Во-первых, Н. В. Шляков определил, что «Симоновский» – это игумен подмосковного Симонова монастыря Федор, ученик и племянник преп. Сергия, один из многих троицких иноков, ставших настоятелями монастырей, «вследствие чего появились названия Спасский для преподобного Андроника, Высотский для преподобного Афанасия, Симоновский для преподобного Федора… Махрищский и Пермский для двух Стефанов». От себя добавим, что «Симоновский», судя по отсутствию имени собственного, для автора записи в Троицком Стихираре был, безусловно, лицом конкретным, более того, хорошо знакомым, и это мог быть только Федор Симоновский, практически выросший на Маковце и покинувший Троицкую обитель совсем недавно, не позднее 1377 г.; год спустя Федор уже игуменствовал «на Симонове», в монастыре, находившимся под особым покровительством великого князя[936].

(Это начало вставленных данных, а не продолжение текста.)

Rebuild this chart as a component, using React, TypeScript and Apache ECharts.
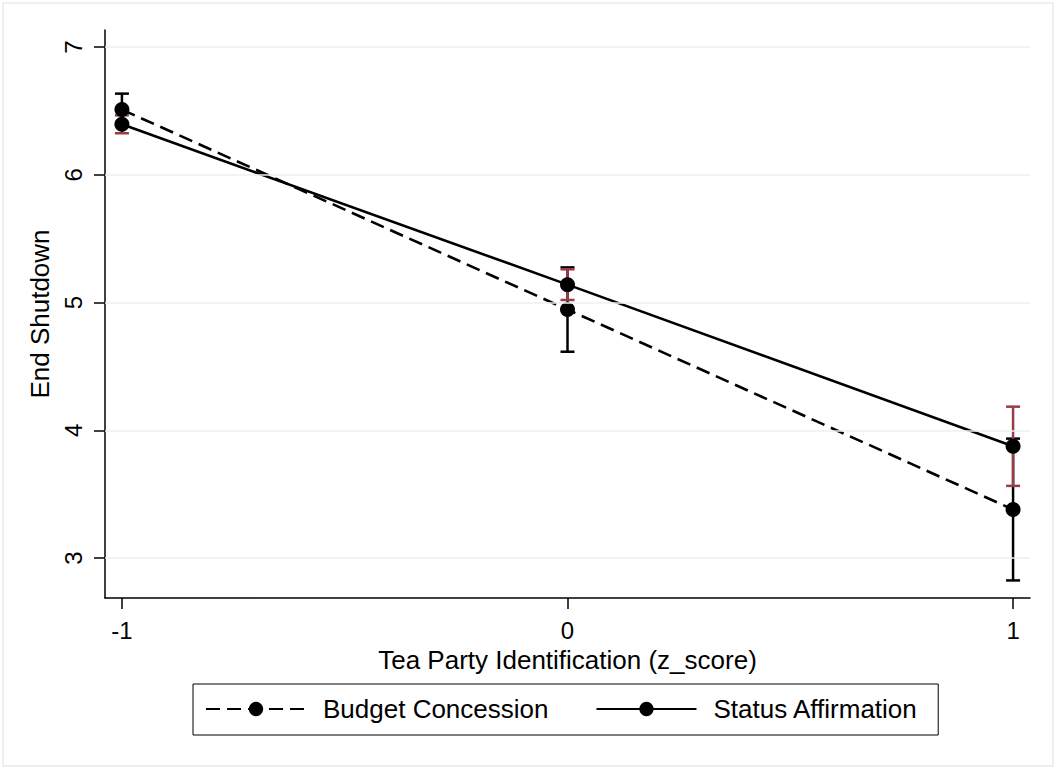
import React, { useEffect, useRef } from "react";
import * as echarts from "echarts";

const xValues = [-1, 0, 1];
const xTicks = [-1, 0, 1];
const yTicks = [3, 4, 5, 6, 7];
const budgetMean = [6.51, 4.945, 3.38];
const budgetLow = [6.385, 4.615, 2.825];
const budgetHigh = [6.635, 5.275, 3.935];
const statusMean = [6.395, 5.14, 3.875];
const statusLow = [6.325, 5.02, 3.565];
const statusHigh = [6.465, 5.26, 4.185];

const FONT = "Liberation Sans, Arial, sans-serif";
const RED = "#983D45";

function ciSeries(name: string, lo: number[], hi: number[], color: string, z: number) {
  return {
    name,
    type: "custom",
    z,
    silent: true,
    encode: { x: 0, y: [1, 2] },
    data: xValues.map((x, i) => [x, lo[i], hi[i]]),
    renderItem: (params: any, api: any) => {
      const x = api.value(0);
      const pLo = api.coord([x, api.value(1)]);
      const pHi = api.coord([x, api.value(2)]);
      const hw = 7;
      const style = { stroke: color, lineWidth: 2.5 };
      return {
        type: "group",
        children: [
          { type: "line", shape: { x1: pLo[0], y1: pLo[1], x2: pHi[0], y2: pHi[1] }, style },
          { type: "line", shape: { x1: pLo[0] - hw, y1: pLo[1], x2: pLo[0] + hw, y2: pLo[1] }, style },
          { type: "line", shape: { x1: pHi[0] - hw, y1: pHi[1], x2: pHi[0] + hw, y2: pHi[1] }, style },
        ],
      };
    },
  };
}

export default function App() {
  const ref = useRef<HTMLDivElement>(null);
  useEffect(() => {
    if (!ref.current) return;
    const chart = echarts.init(ref.current, undefined, { renderer: "svg" });
    chart.setOption({
      animation: false,
      backgroundColor: "#ffffff",
      textStyle: { fontFamily: FONT },
      graphic: [
        {
          type: "rect",
          shape: { x: 3, y: 3, width: 1050, height: 763 },
          style: { fill: "none", stroke: "#E4ECEF", lineWidth: 1.5 },
          silent: true,
        },
      ],
      grid: { left: 105, right: 27, top: 30, bottom: 172 },
      legend: {
        data: ["Budget Concession", "Status Affirmation"],
        left: 193,
        top: 684,
        width: 760,
        orient: "horizontal",
        borderColor: "#000",
        borderWidth: 1,
        borderRadius: 0,
        padding: [10, 20, 11, 12],
        itemWidth: 100,
        itemHeight: 18,
        itemGap: 47,
        selectedMode: false,
        textStyle: { fontSize: 26, color: "#000", fontFamily: FONT, padding: [0, 0, 0, 12], lineHeight: 30 },
      },
      xAxis: {
        type: "value",
        min: -1.038,
        max: 1.038,
        name: "Tea Party Identification (z_score)",
        nameLocation: "middle",
        nameGap: 46,
        nameTextStyle: { fontSize: 26, color: "#000", fontFamily: FONT },
        axisLine: { show: true, onZero: false, lineStyle: { color: "#000", width: 1.5 } },
        axisTick: { show: true, customValues: xTicks, length: 11, lineStyle: { color: "#000", width: 1.5 } },
        axisLabel: { customValues: xTicks, fontSize: 24, color: "#000", margin: 20, fontFamily: FONT },
        splitLine: { show: false },
      },
      yAxis: {
        type: "value",
        min: 2.6875,
        max: 7.133,
        name: "End Shutdown",
        nameLocation: "middle",
        nameRotate: 90,
        nameGap: 50,
        nameTextStyle: { fontSize: 26, color: "#000", fontFamily: FONT },
        axisLine: { show: true, onZero: false, lineStyle: { color: "#000", width: 1.5 } },
        axisTick: { show: true, customValues: yTicks, length: 11, lineStyle: { color: "#000", width: 1.5 } },
        axisLabel: { customValues: yTicks, fontSize: 24, color: "#000", margin: 20, rotate: 90, fontFamily: FONT },
        splitLine: { show: false },
      },
      series: [
        {
          name: "grid",
          type: "line",
          data: [],
          silent: true,
          z: 0,
          markLine: {
            silent: true,
            symbol: "none",
            label: { show: false },
            lineStyle: { color: "#EAF2F3", width: 1.5, type: "solid" },
            data: yTicks.map((v) => ({ yAxis: v })),
          },
        },
        ciSeries("Budget CI", budgetLow, budgetHigh, "#000", 2),
        ciSeries("Status CI", statusLow, statusHigh, RED, 3),
        {
          name: "Budget Concession",
          type: "line",
          z: 4,
          data: xValues.map((x, i) => [x, budgetMean[i]]),
          symbol: "circle",
          symbolSize: 15,
          itemStyle: { color: "#000" },
          lineStyle: { color: "#000", width: 2.6, type: [14, 7] },
        },
        {
          name: "Status Affirmation",
          type: "line",
          z: 4,
          data: xValues.map((x, i) => [x, statusMean[i]]),
          symbol: "circle",
          symbolSize: 15,
          itemStyle: { color: "#000" },
          lineStyle: { color: "#000", width: 2.6, type: "solid" },
        },
      ],
    });
    return () => chart.dispose();
  }, []);
  return (
    <div
      ref={ref}
      style={{ position: "absolute", left: 0, top: 0, width: 1057, height: 770 }}
    />
  );
}
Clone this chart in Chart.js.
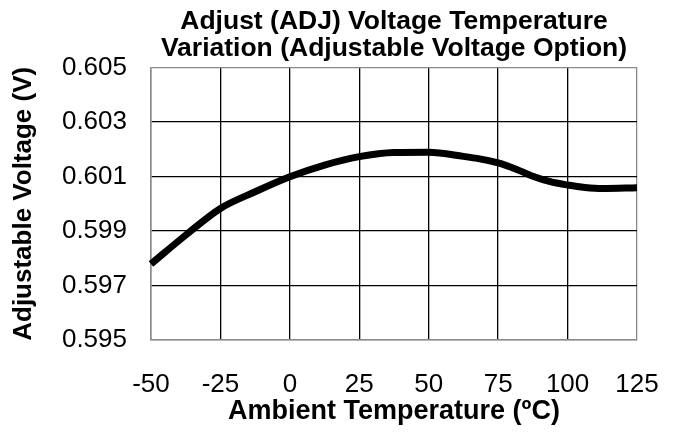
<!DOCTYPE html>
<html>
<head>
<meta charset="utf-8">
<script src="https://cdn.jsdelivr.net/npm/chart.js@4/dist/chart.umd.min.js"></script>
<style>
  html, body { margin: 0; padding: 0; background: #fff; }
  #wrap { width: 676px; height: 434px; }
</style>
</head>
<body>
<div id="wrap"><canvas id="c" width="676" height="434"></canvas></div>
<script>
const temperatures = [-50, -37.5, -25, -12.5, 0, 12.5, 25, 37.5, 50, 62.5, 68.75, 75, 81.25, 87.5, 93.75, 100, 106.25, 112.5, 125];
const voltages = [0.59779, 0.59885, 0.59983, 0.60044, 0.60099, 0.60142, 0.60173, 0.60188, 0.60189, 0.60174, 0.60164, 0.60150, 0.60128, 0.60101, 0.60081, 0.60069, 0.60060, 0.60056, 0.60059];
const xTicks = [-50, -25, 0, 25, 50, 75, 100, 125];
const yTicks = [0.595, 0.597, 0.599, 0.601, 0.603, 0.605];
const titleLines = ['Adjust (ADJ) Voltage Temperature', 'Variation (Adjustable Voltage Option)'];
const xTitle = 'Ambient Temperature (ºC)';
const yTitle = 'Adjustable Voltage (V)';

const FONT = '"Liberation Sans", Arial, Helvetica, sans-serif';
const points = temperatures.map((t, i) => ({ x: t, y: voltages[i] }));

function gridColor(ctx) {
  const n = ctx.scale.ticks.length;
  return (ctx.index === 0 || ctx.index === n - 1) ? '#8a8a8a' : '#000000';
}

new Chart(document.getElementById('c'), {
  type: 'line',
  data: {
    datasets: [{
      data: points,
      borderColor: '#000',
      borderWidth: 7,
      pointRadius: 0,
      cubicInterpolationMode: 'monotone',
      fill: false,
      clip: false
    }]
  },
  options: {
    responsive: false,
    animation: false,
    devicePixelRatio: 1,
    layout: { padding: { left: 6, right: 39, top: 8, bottom: 0 } },
    plugins: {
      legend: { display: false },
      tooltip: { enabled: false },
      title: {
        display: true,
        fullSize: false,
        text: titleLines,
        color: '#000',
        font: { family: FONT, size: 26.5, weight: 'bold', lineHeight: 1.02 },
        padding: { top: 0, bottom: 5.5 }
      }
    },
    scales: {
      x: {
        type: 'linear',
        min: -50,
        max: 125,
        afterBuildTicks: s => { s.ticks = xTicks.map(v => ({ value: v })); },
        afterFit: s => { s.height = 94; s.paddingLeft = 0; s.paddingRight = 0; },
        ticks: {
          color: '#000',
          font: { family: FONT, size: 26 },
          padding: 29,
          maxRotation: 0,
          autoSkip: false
        },
        grid: { color: gridColor, lineWidth: 1.3, drawTicks: false },
        border: { color: '#8a8a8a', width: 1.6 },
        title: {
          display: true,
          text: xTitle,
          color: '#000',
          font: { family: FONT, size: 27, weight: 'bold' },
          padding: { top: 0, bottom: 6 }
        }
      },
      y: {
        type: 'linear',
        min: 0.595,
        max: 0.605,
        afterBuildTicks: s => { s.ticks = yTicks.map(v => ({ value: v })); },
        afterFit: s => { s.width = 145; s.paddingTop = 0; s.paddingBottom = 0; },
        ticks: {
          color: '#000',
          font: { family: FONT, size: 26 },
          padding: 24,
          callback: v => Number(v).toFixed(3)
        },
        grid: { color: gridColor, lineWidth: 1.3, drawTicks: false },
        border: { color: '#8a8a8a', width: 1.6 },
        title: {
          display: true,
          text: yTitle,
          color: '#000',
          font: { family: FONT, size: 26, weight: 'bold' },
          padding: { top: 2, bottom: 0 }
        }
      }
    }
  }
});
</script>
</body>
</html>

Во-вторых, Н. В. Шляков истолковал глагол «приездил» как спешный и короткий визит[937], и это должен был быть «не незаурядный приезд ученика и племянника к учителю и дяде», а значительное, не допускающее отлагательств дело. Послать Федора Симоновского в Троицу из Москвы по какому-то спешному делу мог, полагает автор, только кто-то из первых лиц великого княжества, и это был глава русской православной церкви, митрополит Киприан, поскольку 21 сентября 1380 г. великого князя Дмитрия Ивановича в Москве еще не было (московские полки в это время возвращались с Куликова поля).
В-третьих, наконец, келарь, «лицо важное, но не самостоятельное», не мог поехать «на Резань» без благословения игумена и, следовательно, Федор Симоновский приезжал в Троицу для каких-то переговоров о миссии в Рязань к Сергию Радонежскому, от имени и по поручению которого келарь собственно только и мог отправиться «на Резань», надо думать, к великому князю Олегу Ивановичу.
В итоге И. В. Шляков предложил следующую реконструкцию последовательности событий и их объяснение. 21 сентября 1380 г., две недели спустя после победоносного сражения на Дону, до Москвы дошли слухи о намерении Ягайло напасть на Русь. В связи с этим митрополит Киприан, находившийся в этот момент в Москве, обратился к игумену Симонова монастыря Федору с просьбой уговорить дядю, преп. Сергия отправиться к Олегу Ивановичу с целью убедить его, союзника литовского князя, воспрепятствовать намерениям Ягайло, ради чего монастырский келарь и отправился в Великое княжество Рязанское.
Наблюдения И. В. Шлякова дополнил и развил И. С. Борисов. Автор, во-первых, определил имя келаря, посланного в Рязань, Илья, кончина которого отмечена записью в Рогожском летописце под 1384 г.[938] Во-вторых, И. С. Борисов попытался объяснить, почему к рязанскому князю отправился не сам игумен, а монастырский келарь: очевидно, миссия требовала поспешности, а преп. Сергий, по святоотеческому завету, совершал свои путешествия пешком, на что ушло бы много времени[939].